Watch TV these days, look around online, or go to a live sporting event, and it's nearly impossible to miss the growing appreciation of the sacrifices made by America's veterans. Ads routinely depict jubilant family and community homecomings of returning service members.
I watch this cultural shift as a leader of an organization that has worked for decades to ensure that the nation continually makes good on the debt we owe America's veterans. I am now both incredibly optimistic and terribly concerned.
Why? I have no doubt our nation's leaders and citizens all want to do the right thing for our veterans, but the harsh reality is we aren't.
That's because keeping our promises to former service members and their families requires more than goodwill. It requires:
a. the right level of funding for the services provided through the Department of Veterans Affairs (VA);
b. the right budget process; and
c. the right Congressional oversight of how services are delivered to veterans.
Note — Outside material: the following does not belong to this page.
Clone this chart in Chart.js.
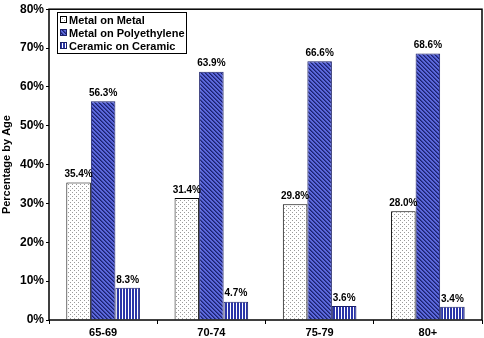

And it requires the equal treatment of veterans from all eras of wartime and peacetime service.
Currently, we fall short on all four.
As large as it is at $68.4 billion, the administration's proposed budget for the Department of Veteran Affairs for FY 2015 actually still leaves gaping holes. We need a solid promise of sufficient, timely and predictable funding for Dept of Veteran Affairs in order to meet the needs of a new generation of returning veterans as well as those of previous eras.
It's not enough to fund just minimally adequate construction of new and expanded facilities Our military drawdown in the next three years means 1 million veterans will return home -- bringing the total veterans population to nearly 22 million. Where will the Department of Veteran Affairs serve them? How?
It's also not enough to fund just the parts of the VA budget in advance -- only those that deal with health services -- yet leave other pieces dangling hostage to political gamesmanship and future budget standoffs.
To keep its promises to our veterans, Congress should approve currently pending legislation that would extend advance appropriations to all Veteran Affairs appropriations accounts. Veterans should not have to wonder -- as they did last fall -- whether their benefits payments will be threatened. Medical and prosthetic research must not be delayed or cast aside. Our national cemeteries must not say "call back later" when that moment comes for a veteran and his or her family.
We must also recognize that the changing bureaucratic contracting process for vital health tools like hearing aids, wheelchairs, and artificial limbs, which fall under the category of "prosthetics," are currently creating a new Veteran Affairs backlog that jeopardizes the health and quality of life of too many veterans. They need timely decisions on and access to tools that help them see, hear and be independent. Congressional oversight is needed to prevent new regulations from sidelining veterans unnecessarily for months and forcing them and their families to cope with the stress of unnecessary and avoidable delays.
In addition, it's simply not right to say that veterans of one era should get more care than veterans of another. Yet we now provide comprehensive benefits only to caregivers of veterans with a service-connected injury that occurred after Sept. 11, 2001.
Congress should erase the line it forced Veteran Affairs to draw in the caregivers' sand and should immediately expand eligibility for the Veteran Affairs Caregiver Support Program to veterans of any era, of any age, and without exemption for serious illnesses and diseases. After all, America's veteran population is not just growing. It's growing older.
And isn't living well and longer the point?
It's not good enough that even under current funding, the Department of Veterans Affairs cannot maintain capacity to provide for the unique health-care needs of veterans for whom "living well" no longer comes naturally, the veterans with severe disabilities, such as those who have experienced spinal cord injury or disease, traumatic brain injury, blindness, amputation or mental illness. That promise was spelled out in law in 1996, but it's not being kept. In fact, Veteran Affairs cannot even keep track of how far it is falling short. Congress needs to reinstate reporting requirements for Veteran Affairs specialized services. Veteran Affairs must be compelled to complete annual capacity reports to ensure proper staffing and facilities so it can meet goals for delivering patients quality care.
Yes, there are some good signs out there. Americans salute veterans, employers express interest in hiring them, stigma as a result of physical injury and mental illness is being addressed more openly. Congress and the administration are saying the right things. But they need to act. Our veterans don't have the luxury of waiting. The numbers who need our help are growing, and they need that help. And they need it now.